Some weights of the PyTorch model were not used when initializing the TF 2.0 model TFRobertaForSequenceClassification: ['roberta.embeddings.position_ids']
- This IS expected if you are initializing TFRobertaForSequenceClassification from a PyTorch model trained on another task or with another architecture (e.g. initializing a TFBertForSequenceClassification model from a BertForPreTraining model).
- This IS NOT expected if you are initializing TFRobertaForSequenceClassification from a PyTorch model that you expect to be exactly identical (e.g. initializing a TFBertForSequenceClassification model from a BertForSequenceClassification model).
Some weights or buffers of the TF 2.0 model TFRobertaForSequenceClassification were not initialized from the PyTorch model and are newly initialized: ['classifier.dense.weight', 'classifier.dense.bias', 'classifier.out_proj.weight', 'classifier.out_proj.bias']
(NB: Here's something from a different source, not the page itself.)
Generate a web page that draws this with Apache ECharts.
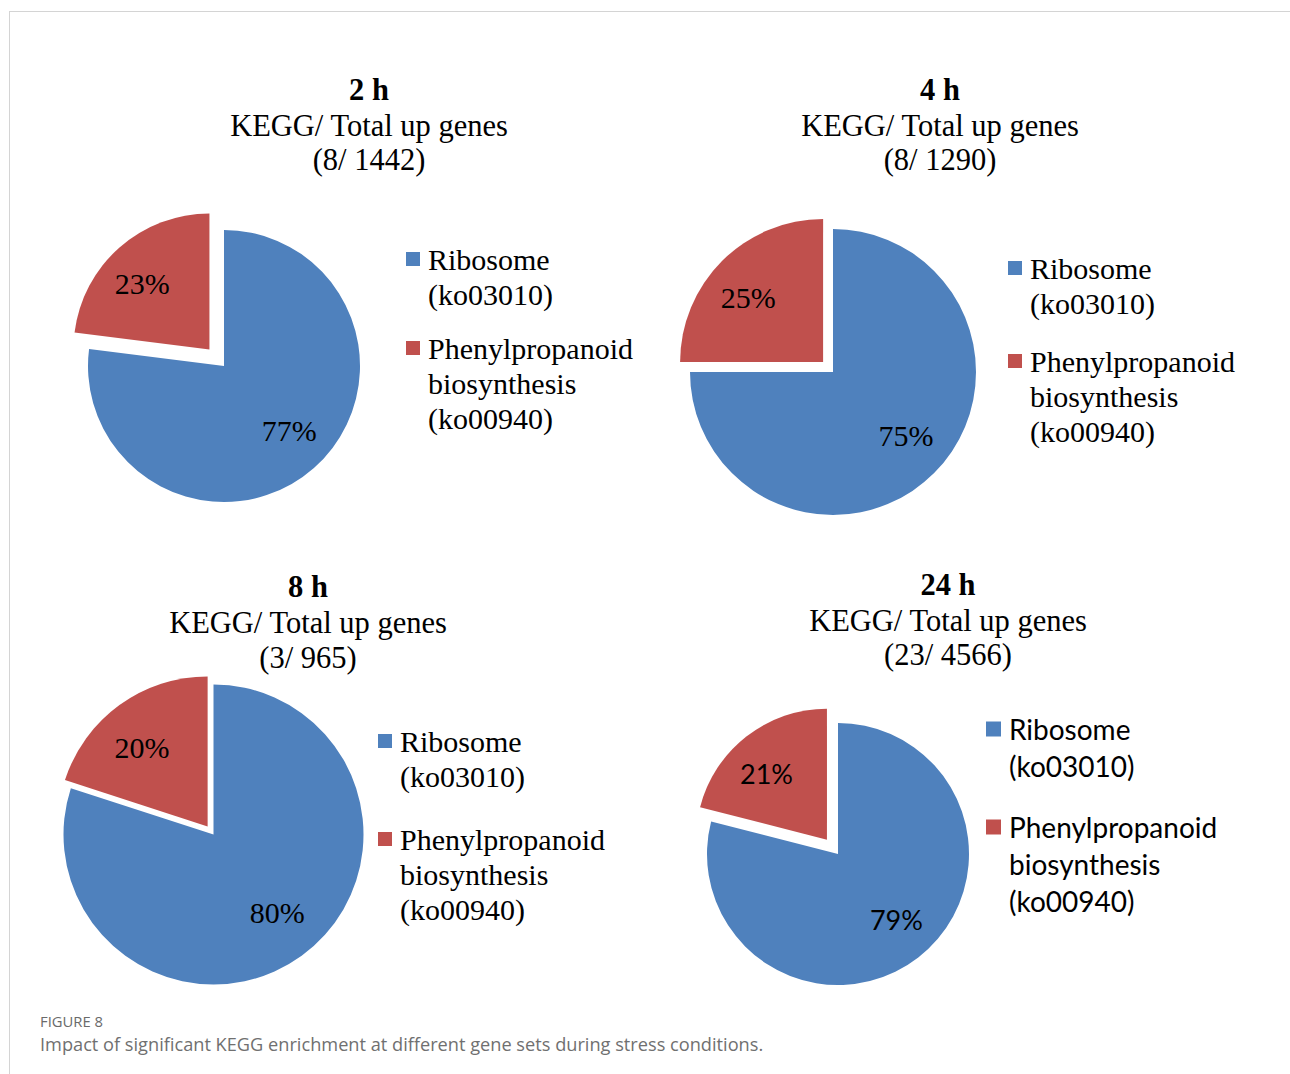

You should probably TRAIN this model on a down-stream task to be able to use it for predictions and inference.
Epoch 1/5
16/16 [==============================] - 37s 1s/step - loss: 1.0225 - sparse_categorical_accuracy: 0.4857
Epoch 2/5
16/16 [==============================] - 18s 1s/step - loss: 0.6771 - sparse_categorical_accuracy: 0.7177
Epoch 3/5
16/16 [==============================] - 18s 1s/step - loss: 0.3543 - sparse_categorical_accuracy: 0.8786
Epoch 4/5
16/16 [==============================] - 18s 1s/step - loss: 0.1371 - sparse_categorical_accuracy: 0.9625
Epoch 5/5
16/16 [==============================] - 18s 1s/step - loss: 0.0445 - sparse_categorical_accuracy: 0.9921
Question
How can I evaluate the performance of the model on the test/validation data?
Elaboration
I'm guessing I have to specify that when I call .fit()
, so what I did is:
history = model.fit(train_dataset, validation_data=val_dataset, epochs=5, batch_size=64)
But this results in an error:
ValueError: Shape mismatch: The shape of labels (received (1,)) should equal the shape of logits except for the last dimension (received (49, 3)).
I've also tried:
results = model.evaluate(test_dataset)
print('Test Loss: {}'.format(results[0]))
print('Test Accuracy: {}'.format(results[1]))
This won't work either, and I get the following error:
ValueError: Shape mismatch: The shape of labels (received (1,)) should equal the shape of logits except for the last dimension (received (53, 3)).
-- Very similar to the one above.
Unfortunately, the HuggingFace documentation doesn't mention this issue, as far as I've seen.